Analyzing Physical Understanding in Generative Video Models
The paper "Do generative video models learn physical principles from watching videos?" by Saman Motamed and collaborators presents an in-depth paper on the ability of generative video models to learn and understand physical principles through next-frame prediction. The research introduces the Physics-IQ benchmark, designed specifically to evaluate the physical reasoning and predictive capabilities of video generative models on a set of real-world scenarios, each representing various physical laws such as solid mechanics, fluid dynamics, optics, thermodynamics, and magnetism.
Physics-IQ Benchmark and Challenges
The core of the paper is the Physics-IQ benchmark, a collection of 396 videos across 66 distinct scenarios, capturing real-world physical interactions. Each scenario was carefully recorded at a high resolution and from multiple perspectives to encompass inherent physical variances. This dataset aims to rigorously test video models on their ability to predict future video frames based on an initial segment, assessing their understanding of underlying physical phenomena like object trajectories, collisions, and fluid dynamics. By using real-world data, the benchmark overcomes limitations associated with existing synthetic datasets, which often introduce distributional shifts that can confound model evaluation.
Evaluation Criteria
The paper proposes a multifaceted evaluation protocol, leveraging a suite of metrics devised to measure various aspects of physical understanding:
- Spatial Intersection over Union (IoU): Evaluates whether the spatial location of actions predicted by the model aligns with those in the ground truth.
- Spatiotemporal IoU: Assesses both the spatial and temporal accuracy of predicted actions, comparing model output with the actual frame-by-frame progression of events.
- Weighted Spatial IoU: Gauges the extent of predicted actions, distinguishing between varying levels of activity across different areas.
- Mean Squared Error (MSE): Measures pixel-level accuracy, targeting visual fidelity and dynamics.

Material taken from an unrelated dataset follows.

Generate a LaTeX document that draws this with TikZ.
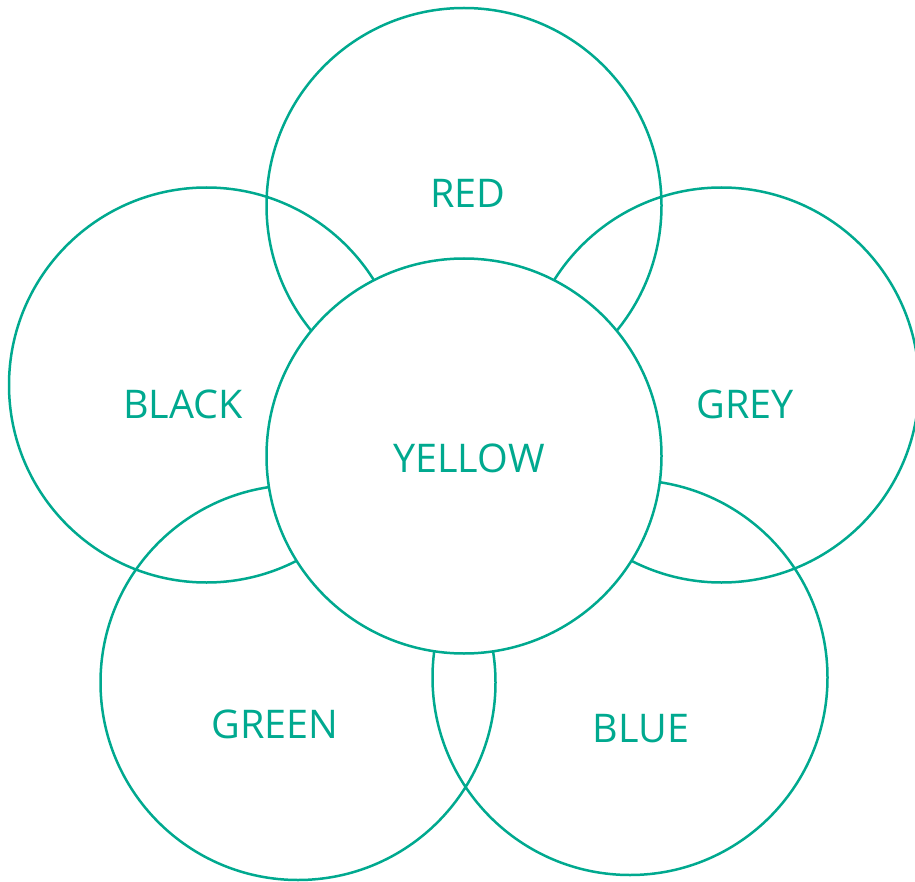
\documentclass[tikz,border=0pt]{standalone}
\usepackage{fontspec}
\setmainfont{Open Sans}
\definecolor{teal1}{HTML}{00A98F}

\begin{document}
\begin{tikzpicture}[x=1pt,y=-1pt,
  ring/.style={draw=teal1,line width=2.5pt},
  word/.style={text=teal1,font=\fontsize{39.5}{42}\selectfont}]
\useasboundingbox (0,0) rectangle (915,882);
\coordinate (red) at (464,205.5); \coordinate (black) at (206.5,385);
\coordinate (grey) at (721.5,385); \coordinate (green) at (298,682.5);
\coordinate (blue) at (630,677.5); \coordinate (yellow) at (464,456);
\draw[ring] (red) circle (197.5) (black) circle (197.5) (grey) circle (197.5);
\draw[ring] (green) circle (197.5) (blue) circle (197.5);
\draw[ring,fill=white] (yellow) circle (197.5);
\node[word] (tred) at (468,193) {RED};
\node[word] (tblack) at (183,404) {BLACK};
\node[word] (tgrey) at (745,404) {GREY};
\node[word] (tyellow) at (469,458) {YELLOW};
\node[word] (tgreen) at (275,724) {GREEN};
\node[word] (tblue) at (641,729) {BLUE};
\end{tikzpicture}
\end{document}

Together, these metrics are consolidated into the Physics-IQ score, quantified relative to the physical variance observed in real-world recordings.
Findings
The paper's results underscore a significant gap between the current capabilities of video generative models and true physical understanding. Even the best-performing model, VideoPoet (multiframe), achieved a Physics-IQ score of merely 24.1\%, highlighting the challenges faced by these models in capturing the complex nature of physical laws. The paper also distinguishes between visual realism and physical understanding, illustrated by the lack of correlation between models that generate realistic-looking videos and those that exhibit a deeper grasp of physical principles.

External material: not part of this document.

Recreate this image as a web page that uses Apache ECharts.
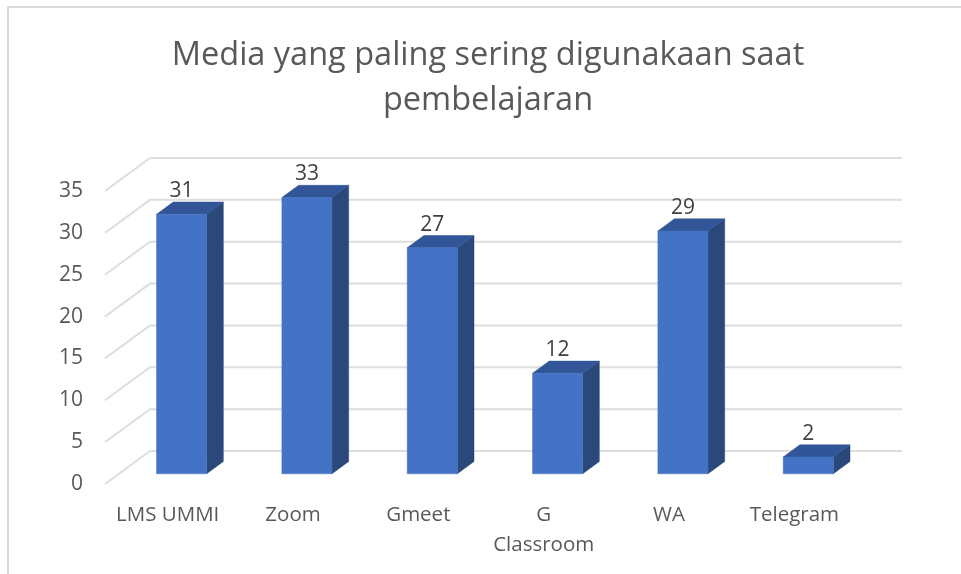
<!DOCTYPE html>
<html>
<head>
<meta charset="utf-8">
<title>Media pembelajaran</title>
<script src="https://cdn.jsdelivr.net/npm/echarts@6/dist/echarts.min.js"></script>
<style>
  html, body { margin: 0; padding: 0; background: #ffffff; }
  #chart { width: 961px; height: 574px; }
</style>
</head>
<body>
<div id="chart"></div>
<script>
const categories = ['LMS UMMI', 'Zoom', 'Gmeet', 'G\nClassroom', 'WA', 'Telegram'];
const values = [31, 33, 27, 12, 29, 2];
const yTicks = [0, 5, 10, 15, 20, 25, 30, 35];
const titleText = 'Media yang paling sering digunakaan saat\npembelajaran';

// depth of the fake 3D floor, in pixels
const wallDx = 45;
const wallDy = -33;
// where the bar sits inside that depth (0 = front, 1 = back wall)
const barFront = 0.31;
const barBack = 0.68;
const barWidthRatio = 0.4;
const fontName = '"Open Sans", "Noto Sans", sans-serif';

const chart = echarts.init(document.getElementById('chart'));

function poly(points, color) {
  return { type: 'polygon', shape: { points }, style: { fill: color, stroke: color, lineWidth: 0.5 } };
}

function renderWall(params, api) {
  const c = api.coord([0, api.value(0)]);
  const left = params.coordSys.x;
  const right = left + params.coordSys.width;
  return {
    type: 'polyline',
    shape: { points: [[left, c[1]], [left + wallDx, c[1] + wallDy], [right + wallDx, c[1] + wallDy]] },
    style: { fill: null, stroke: '#DEDEDE', lineWidth: 2 }
  };
}

function renderBar(params, api) {
  const idx = api.value(0);
  const val = api.value(1);
  const top = api.coord([idx, val]);
  const base = api.coord([idx, 0]);
  const w = api.size([1, 0])[0] * barWidthRatio;
  const fx = wallDx * barFront;
  const fy = wallDy * barFront;
  const bx = wallDx * (barBack - barFront);
  const by = wallDy * (barBack - barFront);
  const x0 = top[0] + fx - w / 2;
  const x1 = x0 + w;
  const yTop = top[1] + fy;
  const yBase = base[1] + fy;
  return {
    type: 'group',
    children: [
      poly([[x1, yTop], [x1 + bx, yTop + by], [x1 + bx, yBase + by], [x1, yBase]], '#2A4879'),
      poly([[x0, yTop], [x0 + bx, yTop + by], [x1 + bx, yTop + by], [x1, yTop]], '#315596'),
      poly([[x0, yTop], [x1, yTop], [x1, yBase], [x0, yBase]], '#4472C4'),
      {
        type: 'text',
        style: {
          x: (x0 + x1) / 2,
          y: yTop - 23,
          text: String(val),
          fill: '#404040',
          font: '21px ' + fontName,
          align: 'center',
          verticalAlign: 'middle'
        }
      }
    ]
  };
}

chart.setOption({
  backgroundColor: '#ffffff',
  animation: false,
  title: {
    text: titleText,
    left: 483,
    top: 28,
    textAlign: 'center',
    textStyle: { fontFamily: fontName, fontSize: 32.5, fontWeight: 'normal', color: '#595959', lineHeight: 45 }
  },
  grid: { left: 105, top: 191, width: 752, height: 293 },
  xAxis: {
    type: 'category',
    data: categories,
    axisLine: { show: false },
    axisTick: { show: false },
    axisLabel: { color: '#595959', fontFamily: fontName, fontSize: 20.5, lineHeight: 30, margin: 16, interval: 0 }
  },
  yAxis: {
    type: 'value',
    min: 0,
    max: 35,
    interval: 5,
    axisLine: { show: false },
    axisTick: { show: false },
    splitLine: { show: false },
    axisLabel: { color: '#595959', fontFamily: fontName, fontSize: 21, margin: 22, padding: [3, 0, 0, 0] }
  },
  series: [
    {
      type: 'custom',
      renderItem: renderWall,
      data: yTicks.map(t => [t]),
      encode: { y: 0 },
      silent: true,
      z: 1
    },
    {
      type: 'custom',
      renderItem: renderBar,
      data: values.map((v, i) => [i, v]),
      encode: { x: 0, y: 1 },
      z: 2
    }
  ],
  graphic: [
    {
      type: 'polyline',
      shape: { points: [[8, 574], [8, 7], [961, 7]] },
      style: { fill: null, stroke: '#D9D9D9', lineWidth: 2 }
    }
  ]
});
</script>
</body>
</html>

Implications and Future Directions
The insights gathered from the Physics-IQ benchmark have several implications. Practically, improving video generative models could enhance applications in simulation, robotics, and animation by enabling more accurate and realistic predictions. Theoretically, the paper calls for reevaluating current training paradigms and possibly introducing more interactive or deliberate frameworks to bolster the physical grounding of video models.

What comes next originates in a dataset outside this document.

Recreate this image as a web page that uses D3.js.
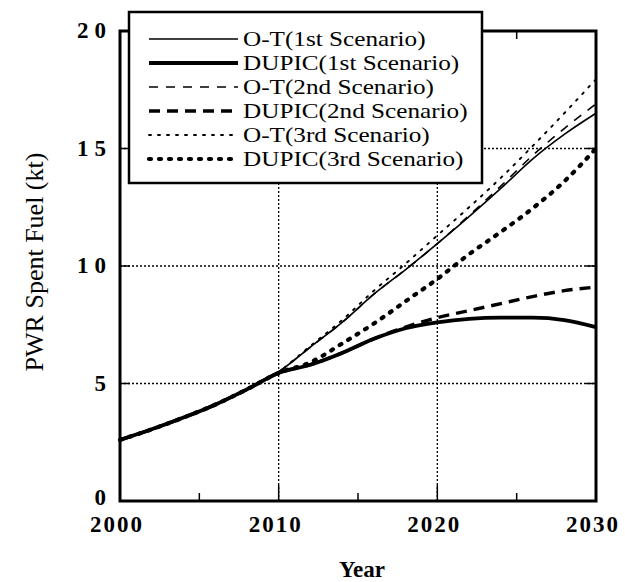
<!DOCTYPE html>
<html>
<head>
<meta charset="utf-8">
<script src="https://cdn.jsdelivr.net/npm/d3@7"></script>
<style>
  body { margin: 0; background: #fff; }
  text { font-family: "Liberation Serif", "DejaVu Serif", serif; fill: #000; }
</style>
</head>
<body>
<div id="chart"></div>
<script>
// data
const years = [2000, 2002, 2004, 2006, 2008, 2010, 2012, 2014, 2016, 2018, 2020, 2022, 2024, 2026, 2028, 2030];

const otFirst    = [2.6, 3.05, 3.55, 4.1, 4.75, 5.5, 6.55, 7.6, 8.8, 9.85, 10.95, 12.1, 13.3, 14.55, 15.6, 16.5];
const dupicFirst = [2.6, 3.05, 3.55, 4.1, 4.75, 5.45, 5.8, 6.3, 6.9, 7.35, 7.6, 7.75, 7.8, 7.8, 7.7, 7.4];
const otSecond   = [2.6, 3.05, 3.55, 4.1, 4.75, 5.5, 6.55, 7.6, 8.8, 9.85, 10.95, 12.15, 13.4, 14.7, 15.85, 16.9];
const dupicSecond= [2.6, 3.05, 3.55, 4.1, 4.75, 5.45, 5.8, 6.3, 6.9, 7.4, 7.8, 8.1, 8.4, 8.7, 8.95, 9.1];
const otThird    = [2.6, 3.05, 3.55, 4.1, 4.75, 5.5, 6.6, 7.7, 8.95, 10.1, 11.3, 12.5, 13.75, 15.1, 16.5, 17.95];
const dupicThird = [2.6, 3.05, 3.55, 4.1, 4.75, 5.45, 5.9, 6.7, 7.55, 8.5, 9.45, 10.5, 11.45, 12.45, 13.6, 15.0];

const seriesNames = ['O-T(1st Scenario)', 'DUPIC(1st Scenario)', 'O-T(2nd Scenario)',
  'DUPIC(2nd Scenario)', 'O-T(3rd Scenario)', 'DUPIC(3rd Scenario)'];
const seriesValues = [otFirst, dupicFirst, otSecond, dupicSecond, otThird, dupicThird];

const xTicks = [2000, 2010, 2020, 2030];
const xMinor = [2005, 2015, 2025];
const yTicks = [0, 5, 10, 15, 20];

// line styles: width, dasharray, cap
const styles = [
  { w: 1.6, dash: null, cap: 'butt' },
  { w: 3.8, dash: null, cap: 'butt' },
  { w: 1.6, dash: '9,8', cap: 'butt' },
  { w: 3.4, dash: '11,7', cap: 'butt' },
  { w: 1.9, dash: '2,7', cap: 'round' },
  { w: 4.2, dash: '2,8', cap: 'round' }
];

const w = 625, h = 582;
const pLeft = 120, pRight = 596, pTop = 31, pBottom = 501;

const svg = d3.select('#chart').append('svg')
  .attr('width', w)
  .attr('height', h);

const xScale = d3.scaleLinear().domain([2000, 2030]).range([pLeft, pRight]);
const yScale = d3.scaleLinear().domain([0, 20]).range([pBottom, pTop]);

// grid (dotted)
svg.append('g').selectAll('line.vg')
  .data([2010, 2020]).enter().append('line')
  .attr('x1', d => xScale(d)).attr('x2', d => xScale(d))
  .attr('y1', pTop).attr('y2', pBottom)
  .attr('stroke', '#000').attr('stroke-width', 1.3).attr('stroke-dasharray', '2,2');

svg.append('g').selectAll('line.hg')
  .data([5, 10, 15]).enter().append('line')
  .attr('x1', pLeft).attr('x2', pRight)
  .attr('y1', d => yScale(d)).attr('y2', d => yScale(d))
  .attr('stroke', '#000').attr('stroke-width', 1.3).attr('stroke-dasharray', '2,2');

// ticks inside the frame
const tickG = svg.append('g').attr('stroke', '#000').attr('stroke-width', 1.5);
xTicks.slice(1, 3).forEach(d => {
  tickG.append('line').attr('x1', xScale(d)).attr('x2', xScale(d)).attr('y1', pBottom).attr('y2', pBottom - 16);
  tickG.append('line').attr('x1', xScale(d)).attr('x2', xScale(d)).attr('y1', pTop).attr('y2', pTop + 16);
});
xMinor.forEach(d => {
  tickG.append('line').attr('x1', xScale(d)).attr('x2', xScale(d)).attr('y1', pBottom).attr('y2', pBottom - 8);
  tickG.append('line').attr('x1', xScale(d)).attr('x2', xScale(d)).attr('y1', pTop).attr('y2', pTop + 8);
});
yTicks.slice(1, 4).forEach(d => {
  tickG.append('line').attr('x1', pLeft).attr('x2', pLeft + 10).attr('y1', yScale(d)).attr('y2', yScale(d));
  tickG.append('line').attr('x1', pRight).attr('x2', pRight - 10).attr('y1', yScale(d)).attr('y2', yScale(d));
});

// the lines
const line = d3.line()
  .x((d, i) => xScale(years[i]))
  .y(d => yScale(d))
  .curve(d3.curveMonotoneX);

svg.append('g').selectAll('path')
  .data(seriesValues).enter().append('path')
  .attr('d', d => line(d))
  .attr('fill', 'none')
  .attr('stroke', '#000')
  .attr('stroke-width', (d, i) => styles[i].w)
  .attr('stroke-dasharray', (d, i) => styles[i].dash)
  .attr('stroke-linecap', (d, i) => styles[i].cap);

// frame
svg.append('rect')
  .attr('x', pLeft).attr('y', pTop)
  .attr('width', pRight - pLeft).attr('height', pBottom - pTop)
  .attr('fill', 'none').attr('stroke', '#000').attr('stroke-width', 3);

// tick labels
svg.append('g').selectAll('text')
  .data(xTicks).enter().append('text')
  .attr('x', d => xScale(d) - 3)
  .attr('y', 532)
  .attr('text-anchor', 'middle')
  .attr('font-size', 23)
  .attr('font-weight', 'bold')
  .attr('letter-spacing', 2)
  .text(d => d);

svg.append('g').selectAll('text')
  .data(yTicks).enter().append('text')
  .attr('x', 112)
  .attr('y', d => yScale(d) + (d === 0 ? 4 : 7))
  .attr('text-anchor', 'end')
  .attr('font-size', 23)
  .attr('font-weight', 'bold')
  .attr('letter-spacing', 6)
  .text(d => d);

// axis titles
svg.append('text')
  .attr('x', 362).attr('y', 577)
  .attr('text-anchor', 'middle')
  .attr('font-size', 23)
  .attr('font-weight', 'bold')
  .text('Year');

svg.append('text')
  .attr('transform', 'translate(43, 262) rotate(-90)')
  .attr('text-anchor', 'middle')
  .attr('font-size', 26)
  .text('PWR Spent Fuel (kt)');

// legend
const legend = svg.append('g');
legend.append('rect')
  .attr('x', 129).attr('y', 12)
  .attr('width', 353).attr('height', 171)
  .attr('fill', '#fff').attr('stroke', '#000').attr('stroke-width', 2.5);

const rowY = d3.scaleLinear().domain([0, 5]).range([39, 159]);

legend.selectAll('line.s')
  .data(seriesNames).enter().append('line')
  .attr('x1', 149).attr('x2', 238)
  .attr('y1', (d, i) => rowY(i)).attr('y2', (d, i) => rowY(i))
  .attr('stroke', '#000')
  .attr('stroke-width', (d, i) => styles[i].w)
  .attr('stroke-dasharray', (d, i) => styles[i].dash)
  .attr('stroke-linecap', (d, i) => styles[i].cap);

// text in the scan is wider than tall, so stretch it sideways
legend.selectAll('g.lt')
  .data(seriesNames).enter().append('g')
  .attr('transform', (d, i) => `translate(243, ${rowY(i) + 7}) scale(1.2, 1)`)
  .append('text')
  .attr('font-size', 21)
  .text(d => d);
</script>
</body>
</html>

Future research could explore scaling existing models with richer datasets or innovative architectural designs that inherently better align with physical principles, such as integrating differential physics engines as auxiliary mechanisms to guide plausible video generation. The development of benchmarks such as Physics-IQ might serve as a catalyst for this advancement, providing a structured and quantitative approach to understanding the complexities of learning physics through video data.